__WRITTEN TASK__. Copy nothing but the text: reproduce each line of the listing exactly and leave the pictures out.

__SOURCE DATA__.

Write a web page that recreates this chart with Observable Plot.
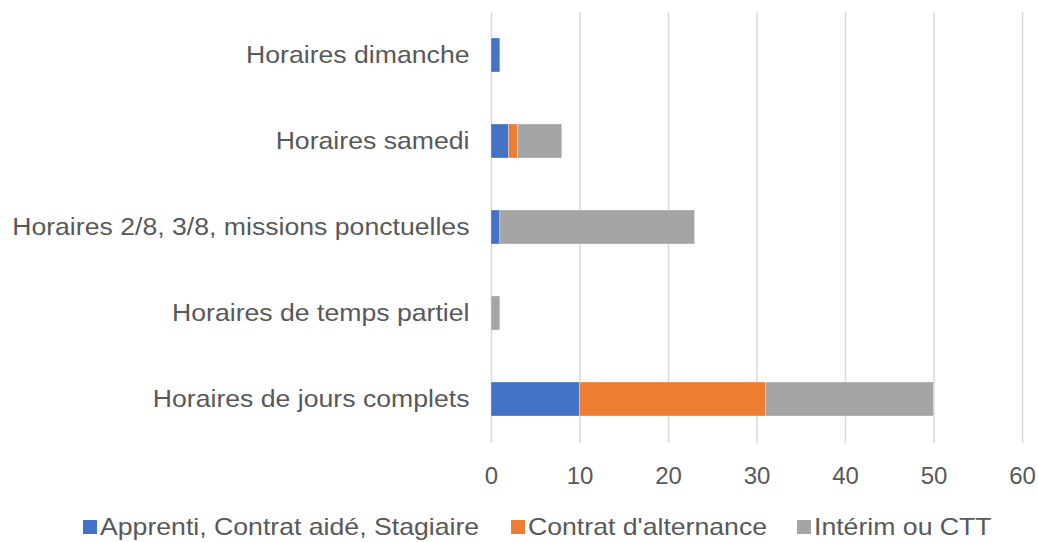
<!DOCTYPE html>
<html>
<head>
<meta charset="utf-8">
<script src="https://cdn.jsdelivr.net/npm/d3@7"></script>
<script src="https://cdn.jsdelivr.net/npm/@observablehq/plot@0.6"></script>
<style>
  body { margin: 0; background: #fff; font-family: "Liberation Sans", Arial, sans-serif; }
  #chart { width: 1038px; }
  #legend { position: relative; height: 42px; color: #595959; font-size: 24px; }
  .item { position: absolute; top: 13px; display: flex; align-items: center; white-space: nowrap; }
  .sw { width: 14px; height: 14px; margin-right: 3px; flex: none; }
  .lbl { display: inline-block; transform-origin: left center; transform: scaleX(1.11); }
</style>
</head>
<body>
<div id="chart"></div>
<div id="legend"></div>
<script>
const categories = [
  "Horaires dimanche",
  "Horaires samedi",
  "Horaires 2/8, 3/8, missions ponctuelles",
  "Horaires de temps partiel",
  "Horaires de jours complets"
];
const seriesNames = ["Apprenti, Contrat aidé, Stagiaire", "Contrat d'alternance", "Intérim ou CTT"];
const seriesColors = ["#4472C4", "#ED7D31", "#A5A5A5"];
const apprenti = [1, 2, 1, 0, 10];
const alternance = [0, 1, 0, 0, 21];
const interim = [0, 5, 22, 1, 19];
const xTicks = [0, 10, 20, 30, 40, 50, 60];

const seriesValues = [apprenti, alternance, interim];
const data = [];
seriesNames.forEach((s, si) => {
  categories.forEach((c, ci) => {
    data.push({category: c, series: s, value: seriesValues[si][ci]});
  });
});

const chart = Plot.plot({
  width: 1038,
  height: 500,
  marginLeft: 491,
  marginRight: 16,
  marginTop: 12,
  marginBottom: 57,
  style: {fontFamily: "'Liberation Sans', Arial, sans-serif", fontSize: "24px", color: "#595959", background: "#fff"},
  x: {domain: [0, 60], ticks: xTicks, tickSize: 0, tickPadding: 23, label: null},
  y: {domain: categories, paddingInner: 0.6, paddingOuter: 0.3, tickSize: 0, tickPadding: 22, label: null},
  color: {domain: seriesNames, range: seriesColors},
  marks: [
    Plot.gridX(xTicks, {stroke: "#d9d9d9", strokeOpacity: 1, strokeWidth: 1.5}),
    Plot.barX(data, Plot.stackX({y: "category", x: "value", fill: "series", order: null, stroke: "#ffffff", strokeWidth: 0.6, strokeOpacity: 0.5})),
    Plot.axisX({ticks: xTicks, tickSize: 0, tickPadding: 23, fontSize: 24}),
    Plot.axisY({tickSize: 0, tickPadding: 22, fontSize: 24})
  ]
});
document.getElementById("chart").appendChild(chart);

// Slight horizontal stretch of category labels, anchored at their right end
chart.querySelectorAll('g[aria-label="y-axis tick label"] text').forEach(t => {
  const b = t.getBBox();
  const r = b.x + b.width;
  const prev = t.getAttribute("transform") || "";
  t.setAttribute("transform", `${prev} translate(${r},0) scale(1.11,1) translate(${-r},0)`);
});

const legend = document.getElementById("legend");
const starts = [83, 511, 797];
seriesNames.forEach((s, i) => {
  const it = document.createElement("div");
  it.className = "item";
  it.style.left = starts[i] + "px";
  const sw = document.createElement("span");
  sw.className = "sw";
  sw.style.background = seriesColors[i];
  const lb = document.createElement("span");
  lb.className = "lbl";
  lb.textContent = s;
  it.appendChild(sw);
  it.appendChild(lb);
  legend.appendChild(it);
});
</script>
</body>
</html>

__WORKED SOLUTION__.
Write a web page that recreates this chart with Observable Plot.
<!DOCTYPE html>
<html>
<head>
<meta charset="utf-8">
<script src="https://cdn.jsdelivr.net/npm/d3@7"></script>
<script src="https://cdn.jsdelivr.net/npm/@observablehq/plot@0.6"></script>
<style>
  body { margin: 0; background: #fff; font-family: "Liberation Sans", Arial, sans-serif; }
  #chart { width: 1038px; }
  #legend { position: relative; height: 42px; color: #595959; font-size: 24px; }
  .item { position: absolute; top: 13px; display: flex; align-items: center; white-space: nowrap; }
  .sw { width: 14px; height: 14px; margin-right: 3px; flex: none; }
  .lbl { display: inline-block; transform-origin: left center; transform: scaleX(1.11); }
</style>
</head>
<body>
<div id="chart"></div>
<div id="legend"></div>
<script>
const categories = [
  "Horaires dimanche",
  "Horaires samedi",
  "Horaires 2/8, 3/8, missions ponctuelles",
  "Horaires de temps partiel",
  "Horaires de jours complets"
];
const seriesNames = ["Apprenti, Contrat aidé, Stagiaire", "Contrat d'alternance", "Intérim ou CTT"];
const seriesColors = ["#4472C4", "#ED7D31", "#A5A5A5"];
const apprenti = [1, 2, 1, 0, 10];
const alternance = [0, 1, 0, 0, 21];
const interim = [0, 5, 22, 1, 19];
const xTicks = [0, 10, 20, 30, 40, 50, 60];

const seriesValues = [apprenti, alternance, interim];
const data = [];
seriesNames.forEach((s, si) => {
  categories.forEach((c, ci) => {
    data.push({category: c, series: s, value: seriesValues[si][ci]});
  });
});

const chart = Plot.plot({
  width: 1038,
  height: 500,
  marginLeft: 491,
  marginRight: 16,
  marginTop: 12,
  marginBottom: 57,
  style: {fontFamily: "'Liberation Sans', Arial, sans-serif", fontSize: "24px", color: "#595959", background: "#fff"},
  x: {domain: [0, 60], ticks: xTicks, tickSize: 0, tickPadding: 23, label: null},
  y: {domain: categories, paddingInner: 0.6, paddingOuter: 0.3, tickSize: 0, tickPadding: 22, label: null},
  color: {domain: seriesNames, range: seriesColors},
  marks: [
    Plot.gridX(xTicks, {stroke: "#d9d9d9", strokeOpacity: 1, strokeWidth: 1.5}),
    Plot.barX(data, Plot.stackX({y: "category", x: "value", fill: "series", order: null, stroke: "#ffffff", strokeWidth: 0.6, strokeOpacity: 0.5})),
    Plot.axisX({ticks: xTicks, tickSize: 0, tickPadding: 23, fontSize: 24}),
    Plot.axisY({tickSize: 0, tickPadding: 22, fontSize: 24})
  ]
});
document.getElementById("chart").appendChild(chart);

// Slight horizontal stretch of category labels, anchored at their right end
chart.querySelectorAll('g[aria-label="y-axis tick label"] text').forEach(t => {
  const b = t.getBBox();
  const r = b.x + b.width;
  const prev = t.getAttribute("transform") || "";
  t.setAttribute("transform", `${prev} translate(${r},0) scale(1.11,1) translate(${-r},0)`);
});

const legend = document.getElementById("legend");
const starts = [83, 511, 797];
seriesNames.forEach((s, i) => {
  const it = document.createElement("div");
  it.className = "item";
  it.style.left = starts[i] + "px";
  const sw = document.createElement("span");
  sw.className = "sw";
  sw.style.background = seriesColors[i];
  const lb = document.createElement("span");
  lb.className = "lbl";
  lb.textContent = s;
  it.appendChild(sw);
  it.appendChild(lb);
  legend.appendChild(it);
});
</script>
</body>
</html>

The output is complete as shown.